Das Wort „Pandemie“ suggeriert, dass alle irgendwie betroffen sind; und tatsächlich handelt es sich bei der Corona-Krise um ein globales Phänomen. Gleichwohl hat die nun mehr als zweijährige Pandemie keine egalitäre Kraft: Sie fördert weder die Gleichheit noch wirkt sie einigend. Ganz im Gegenteil: Die Corona-Krise verstärkt die Ungleichheiten, wie es Papst Franziskus vor einem Jahr hellsichtig voraussagte.
Vulnerable Menschen blicken anders auf die Pandemie
Die offensichtlichste Ungleichheit ist die gesundheitliche: Viele haben keine oder keine nennenswerten Symptome, andere durchleiden dramatische Verläufe, und viele starben. Kein Wunder, dass vulnerablere Menschen einen anderen Blick auf die Pandemie und die mit ihr verbundenen Maßnahmen haben als gesundheitlich robustere. Während chronisch Kranke, Alte und Hochbetagte medizinisch gefährdeter sind, traf die Corona-Krise die junge Generation psychisch am härtesten. Der rasante Anstieg von Angst-, Ess- und Schlafstörungen, Depressionen und Suizidgedanken wird die Psychiater und Psychotherapeuten noch in Atem halten, wenn die virologische Bedrohung längst vorbei ist. Vielfach spiegeln sich die (durchaus nicht grundlosen) Ängste der Erwachsenen um Arbeitsplatz und finanzielle Sicherheiten in einer fundamentalen Verunsicherung der Kinder und Jugendlichen. Die Corona-Krise mit all ihren Facetten spaltet die Gesellschaft: nicht nur medizinisch und psychisch, sondern zunehmend auch weltanschaulich.

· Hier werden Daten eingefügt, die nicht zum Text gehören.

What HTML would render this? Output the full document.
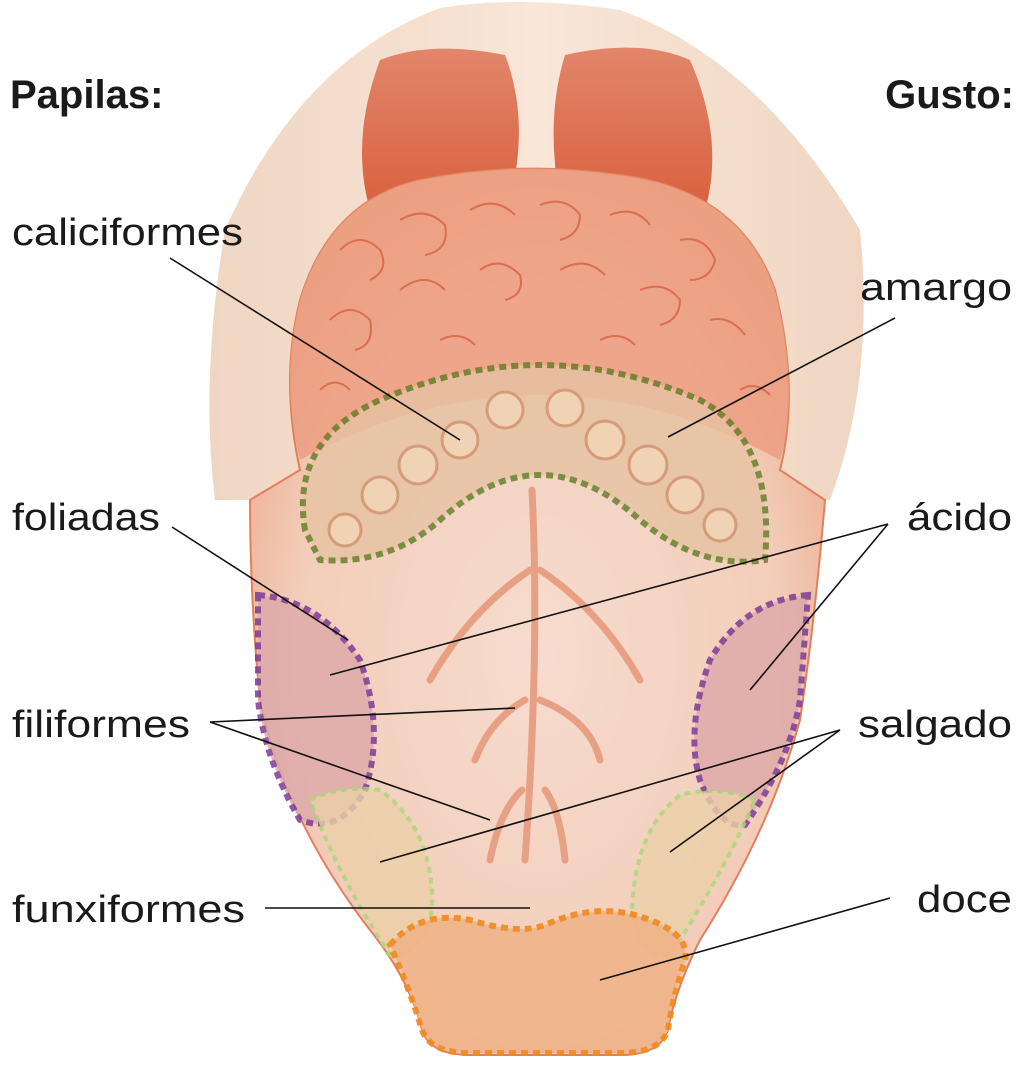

Vor diesem Hintergrund höchst unterschiedlicher Betroffenheiten wird der Wiederaufbau in der hoffentlich nahen Post-Corona-Ära zum ultimativen Stresstest: Woher nimmt eine faktisch wie mental gespaltene Gesellschaft die Kraft, gemeinsam die Ärmel aufzukrempeln, um die Wirtschaft wieder in Schwung zu setzen, die Inflation einzudämmen, Arbeitsplätze zu schaffen und Innovationen zu wagen? Wo ist das einigende Ziel oder Ideal? Worin könnte eine zusammenführende Vision bestehen? Und wer weiß sie zu formulieren?
Die wirtschaftliche Kluft wird größer
Finanziell und wirtschaftlich wird es in jeder Gesellschaft einige wenige Krisengewinner und viele Verlierer geben. Dramatisch ist dieser Graben jedoch im globalen Vergleich. Nein, das liegt nicht nur daran, dass in Ländern wie Tschad, Kongo, Südsudan, Burundi, Jemen und Haiti weniger als fünf Prozent geimpft sind. Es liegt auch daran, dass in der Corona-Krise die Infrastruktur gegen Tuberkulose, HIV und Malaria in Afrika radikal zurückgefahren wurde, dass Grenzen geschlossen und der humanitäre Zugang zu vielen Regionen erschwert wurde. Mit mehr als einer halben Milliarde Menschen, die neu in die Armut gedrängt wurden, rechnen die Weltbank und die Weltgesundheitsorganisation WHO. 2021 stiegen die Nahrungsmittelpreise auf das höchste Niveau seit einem Jahrzehnt. 900 Millionen Menschen sind unterernährt – Tendenz steigend.
Ja, die Pandemie betrifft die gesamte Weltwirtschaft, aber die ökonomischen Turbulenzen in Europa und den USA verringern den Abstand zum globalen Süden nicht. Im Gegenteil: Die wirtschaftliche Kluft zwischen Industrieländern, Schwellenländern und Entwicklungsländern ist größer geworden. Nach zwei Jahrzehnten anhaltenden Rückgangs ist die extreme Armut in den Jahren 2020 und 2021 deutlich gewachsen. All das bleibt gewiss nicht ohne politische Folgen: Mit Not und Verzweiflung wachsen oft auch Gewalt, Verführbarkeit und die Suche nach Sündenböcken.